◆ **Material**
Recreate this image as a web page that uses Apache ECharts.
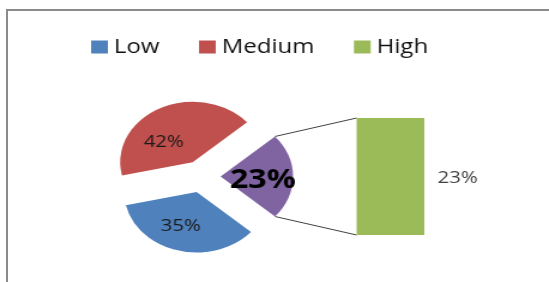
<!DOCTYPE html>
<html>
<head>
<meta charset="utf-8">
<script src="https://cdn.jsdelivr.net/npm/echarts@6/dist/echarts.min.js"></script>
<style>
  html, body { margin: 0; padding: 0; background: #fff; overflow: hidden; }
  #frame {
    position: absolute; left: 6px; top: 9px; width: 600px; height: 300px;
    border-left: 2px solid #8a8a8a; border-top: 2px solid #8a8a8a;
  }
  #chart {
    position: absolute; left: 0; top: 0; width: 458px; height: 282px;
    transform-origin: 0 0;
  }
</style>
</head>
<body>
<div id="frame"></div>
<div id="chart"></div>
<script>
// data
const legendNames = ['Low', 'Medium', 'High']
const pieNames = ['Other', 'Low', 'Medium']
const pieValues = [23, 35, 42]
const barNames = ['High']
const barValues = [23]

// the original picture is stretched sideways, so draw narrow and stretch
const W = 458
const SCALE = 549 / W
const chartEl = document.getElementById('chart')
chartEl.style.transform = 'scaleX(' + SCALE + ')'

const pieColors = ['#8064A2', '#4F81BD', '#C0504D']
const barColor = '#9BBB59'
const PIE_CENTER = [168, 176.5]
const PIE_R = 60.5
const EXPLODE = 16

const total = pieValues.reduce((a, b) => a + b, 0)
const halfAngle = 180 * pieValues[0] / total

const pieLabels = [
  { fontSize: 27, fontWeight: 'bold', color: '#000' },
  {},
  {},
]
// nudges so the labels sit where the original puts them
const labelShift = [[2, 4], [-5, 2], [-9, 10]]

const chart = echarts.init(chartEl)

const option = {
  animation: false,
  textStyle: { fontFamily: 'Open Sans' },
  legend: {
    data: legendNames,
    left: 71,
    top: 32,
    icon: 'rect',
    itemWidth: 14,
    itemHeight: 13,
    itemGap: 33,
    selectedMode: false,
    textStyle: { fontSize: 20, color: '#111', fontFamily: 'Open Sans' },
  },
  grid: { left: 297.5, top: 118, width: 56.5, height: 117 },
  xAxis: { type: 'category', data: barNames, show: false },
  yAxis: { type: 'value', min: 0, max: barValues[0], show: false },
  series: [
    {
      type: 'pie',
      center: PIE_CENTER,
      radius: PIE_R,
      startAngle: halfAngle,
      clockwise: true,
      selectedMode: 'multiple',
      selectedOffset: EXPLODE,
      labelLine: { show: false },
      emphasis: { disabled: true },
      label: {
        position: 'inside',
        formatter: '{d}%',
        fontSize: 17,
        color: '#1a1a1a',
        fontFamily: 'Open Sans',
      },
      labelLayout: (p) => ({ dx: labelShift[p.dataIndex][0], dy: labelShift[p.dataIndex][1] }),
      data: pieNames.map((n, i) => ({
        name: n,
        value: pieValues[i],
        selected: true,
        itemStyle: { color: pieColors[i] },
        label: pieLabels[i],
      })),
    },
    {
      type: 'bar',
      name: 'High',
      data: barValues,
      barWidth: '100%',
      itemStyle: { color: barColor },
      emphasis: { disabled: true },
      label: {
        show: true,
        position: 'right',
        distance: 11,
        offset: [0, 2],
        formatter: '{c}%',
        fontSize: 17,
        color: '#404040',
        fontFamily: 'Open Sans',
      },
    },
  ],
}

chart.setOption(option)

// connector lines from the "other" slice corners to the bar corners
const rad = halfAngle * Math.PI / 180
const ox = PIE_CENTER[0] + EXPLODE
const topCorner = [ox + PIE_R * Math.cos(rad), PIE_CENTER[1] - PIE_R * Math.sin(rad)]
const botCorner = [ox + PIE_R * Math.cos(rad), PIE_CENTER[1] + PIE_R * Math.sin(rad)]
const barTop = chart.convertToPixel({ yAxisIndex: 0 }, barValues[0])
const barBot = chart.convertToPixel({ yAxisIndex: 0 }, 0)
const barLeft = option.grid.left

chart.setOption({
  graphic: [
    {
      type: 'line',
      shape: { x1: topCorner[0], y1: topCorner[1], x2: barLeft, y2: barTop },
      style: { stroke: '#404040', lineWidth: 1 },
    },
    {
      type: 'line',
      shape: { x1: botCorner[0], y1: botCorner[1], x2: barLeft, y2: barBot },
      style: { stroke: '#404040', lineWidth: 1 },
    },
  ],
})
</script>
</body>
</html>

◆ **What you are asked to do**
Print the data above verbatim from the first line through the line holding "const halfAngle = 180 * pieValues[0] / total", leaving every picture out.

◆ **Expected output**
Recreate this image as a web page that uses Apache ECharts.
<!DOCTYPE html>
<html>
<head>
<meta charset="utf-8">
<script src="https://cdn.jsdelivr.net/npm/echarts@6/dist/echarts.min.js"></script>
<style>
  html, body { margin: 0; padding: 0; background: #fff; overflow: hidden; }
  #frame {
    position: absolute; left: 6px; top: 9px; width: 600px; height: 300px;
    border-left: 2px solid #8a8a8a; border-top: 2px solid #8a8a8a;
  }
  #chart {
    position: absolute; left: 0; top: 0; width: 458px; height: 282px;
    transform-origin: 0 0;
  }
</style>
</head>
<body>
<div id="frame"></div>
<div id="chart"></div>
<script>
// data
const legendNames = ['Low', 'Medium', 'High']
const pieNames = ['Other', 'Low', 'Medium']
const pieValues = [23, 35, 42]
const barNames = ['High']
const barValues = [23]

// the original picture is stretched sideways, so draw narrow and stretch
const W = 458
const SCALE = 549 / W
const chartEl = document.getElementById('chart')
chartEl.style.transform = 'scaleX(' + SCALE + ')'

const pieColors = ['#8064A2', '#4F81BD', '#C0504D']
const barColor = '#9BBB59'
const PIE_CENTER = [168, 176.5]
const PIE_R = 60.5
const EXPLODE = 16

const total = pieValues.reduce((a, b) => a + b, 0)
const halfAngle = 180 * pieValues[0] / total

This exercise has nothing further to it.